Toby Young Toby Young

May the marketisation of our schools continue

issue 12 May 2018

Towards the end of 2009, shortly after I announced my intention to set up England’s first free school, I debated with Fiona Millar on Newsnight about the pros and cons of allowing parents to set up schools. Fiona had been having this debate, or ones very like it, for at least 20 years and it soon became apparent that I was outmatched. I felt like an amateur who’d stepped into the ring with Mike Tyson.

After five minutes, as I lay bleeding at her feet, she turned to Jeremy Paxman and said: ‘I don’t even know why we’re bothering to have this debate. Toby’s not actually going to do this. Setting up a school is so complicated, it’s not something a group of parents is ever going to manage.’

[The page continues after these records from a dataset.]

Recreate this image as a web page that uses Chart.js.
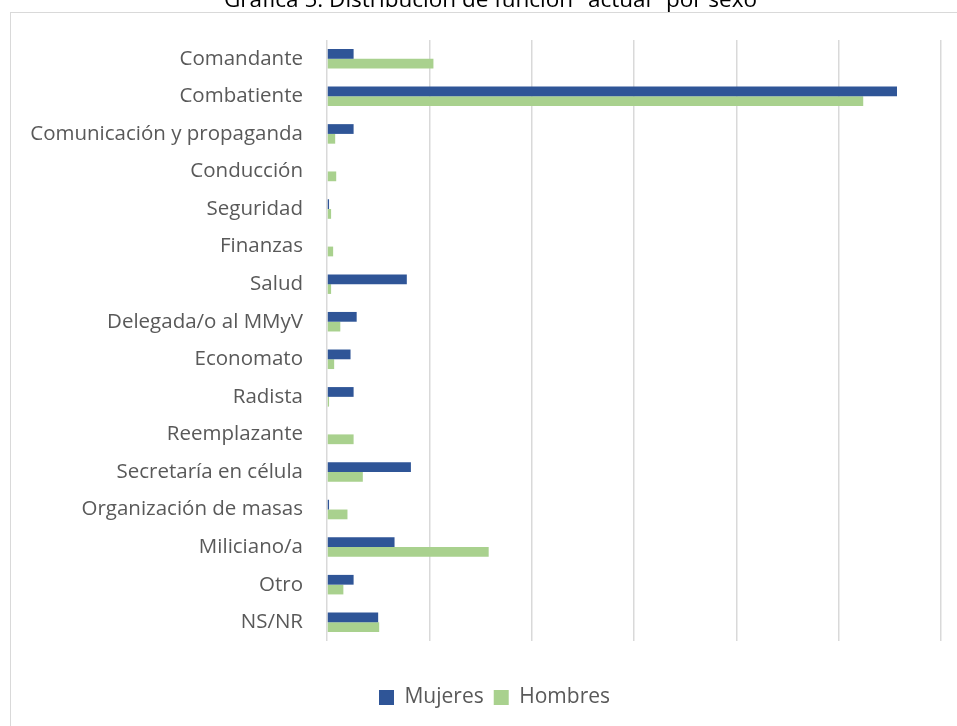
<meta charset="UTF-8">
<html>
<head>
<title>Gráfica 5</title>
<script src="https://cdn.jsdelivr.net/npm/chart.js@4.4.1/dist/chart.umd.min.js"></script>
<style>
    body { margin: 0; background: #ffffff; overflow: hidden; }
    .frame {
        position: absolute;
        left: 10px; top: 12px;
        width: 980px; height: 760px;
        border: 1.5px solid #d9d9d9;
        box-sizing: border-box;
    }
    #chartCanvas {
        position: absolute;
        left: 0; top: -8px;
    }
</style>
</head>
<body>
<div class="frame"></div>
<canvas id="chartCanvas" width="957" height="734"></canvas>

<script>
    // categories (funcion actual)
    var funciones = [
        'Comandante', 'Combatiente', 'Comunicación y propaganda', 'Conducción',
        'Seguridad', 'Finanzas', 'Salud', 'Delegada/o al MMyV', 'Economato',
        'Radista', 'Reemplazante', 'Secretaría en célula', 'Organización de masas',
        'Miliciano/a', 'Otro', 'NS/NR'
    ];

    // percentages
    var mujeres = [2.6, 55.7, 2.6, 0, 0.2, 0, 7.8, 2.9, 2.3, 2.6, 0, 8.2, 0.2, 6.6, 2.6, 5.0];
    var hombres = [10.4, 52.4, 0.8, 0.9, 0.4, 0.6, 0.4, 1.3, 0.7, 0.2, 2.6, 3.5, 2.0, 15.8, 1.6, 5.1];

    var titulo = 'Gráfica 5. Distribución de función "actual" por sexo';
    var FONT = "'Open Sans', sans-serif";

    // title and legend sit a bit right of the canvas centre in the original
    var shiftBoxes = {
        id: 'shiftBoxes',
        afterLayout: function(c) {
            c.titleBlock.left += 20; c.titleBlock.right += 20;
            c.legend.left += 24; c.legend.right += 24;
        }
    };

    var chart = new Chart(document.getElementById('chartCanvas'), {
        type: 'bar',
        data: {
            labels: funciones,
            datasets: [
                { label: 'Mujeres', data: mujeres, backgroundColor: '#2f5597',
                  barPercentage: 1, categoryPercentage: 0.52 },
                { label: 'Hombres', data: hombres, backgroundColor: '#a9d18e',
                  barPercentage: 1, categoryPercentage: 0.52 }
            ]
        },
        plugins: [shiftBoxes],
        options: {
            indexAxis: 'y',
            responsive: false,
            animation: false,
            devicePixelRatio: 1,
            layout: { padding: { left: 0, right: 16, top: 0, bottom: 8 } },
            plugins: {
                title: {
                    display: true,
                    text: titulo,
                    color: '#000000',
                    font: { family: FONT, size: 22.5, weight: 'normal' },
                    padding: { top: -5, bottom: 26 }
                },
                legend: {
                    position: 'bottom',
                    labels: {
                        boxWidth: 15, boxHeight: 15, padding: 10,
                        color: '#595959',
                        font: { family: FONT, size: 21 }
                    }
                },
                tooltip: { enabled: false }
            },
            scales: {
                x: {
                    min: 0, max: 60,
                    ticks: { display: false, stepSize: 10 },
                    grid: { color: '#d9d9d9', lineWidth: 1.5, drawTicks: false },
                    border: { display: false },
                    afterFit: function(s) { s.height = 36; }
                },
                y: {
                    grid: { display: false },
                    border: { display: false },
                    ticks: {
                        color: '#595959',
                        padding: 16,
                        font: { family: FONT, size: 20.5 }
                    },
                    afterFit: function(s) { s.width = 327; }
                }
            }
        }
    });
</script>
</body>
</html>
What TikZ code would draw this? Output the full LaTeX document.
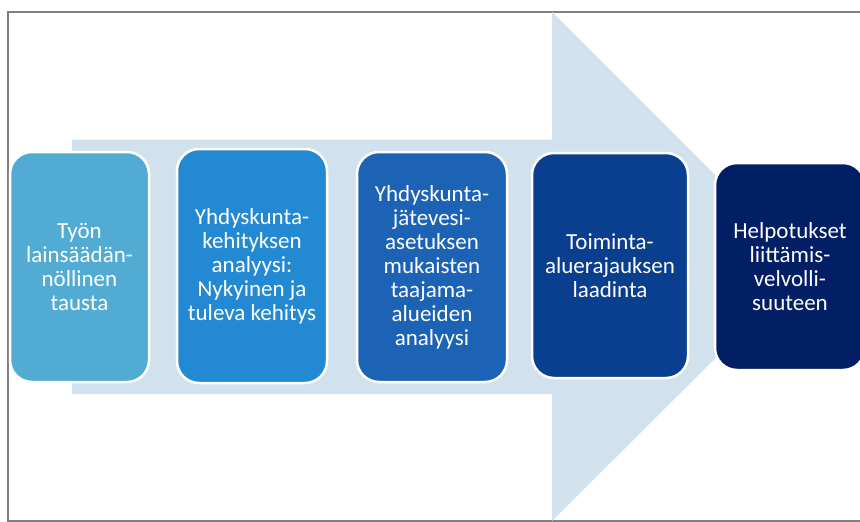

In the two years that followed, there were moments I feared Fiona might be right, but I also had reason to be grateful to her: the thought of proving her wrong kept me going.

Needless to say, the success of the free school I co-founded, or the 390 others that have opened since, has done little to change Fiona’s mind. Indeed, this month she is publishing a book entitled The Best For My Child: Did the Schools Market Deliver?, which argues the panoply of changes to education policy that have taken place since Kenneth Baker’s 1988 Education Reform Act have done little to improve outcomes. According to her, we need to move away from parental choice, which has led to social segregation, towards fairness and equality.

The first thing to be said about Fiona’s argument is that she misrepresents the reforms of the past 30 years as a ‘market experiment’ and treats the current state of affairs, which she refers to as ‘the wild west’, as if it were the apotheosis of free-market radicalism.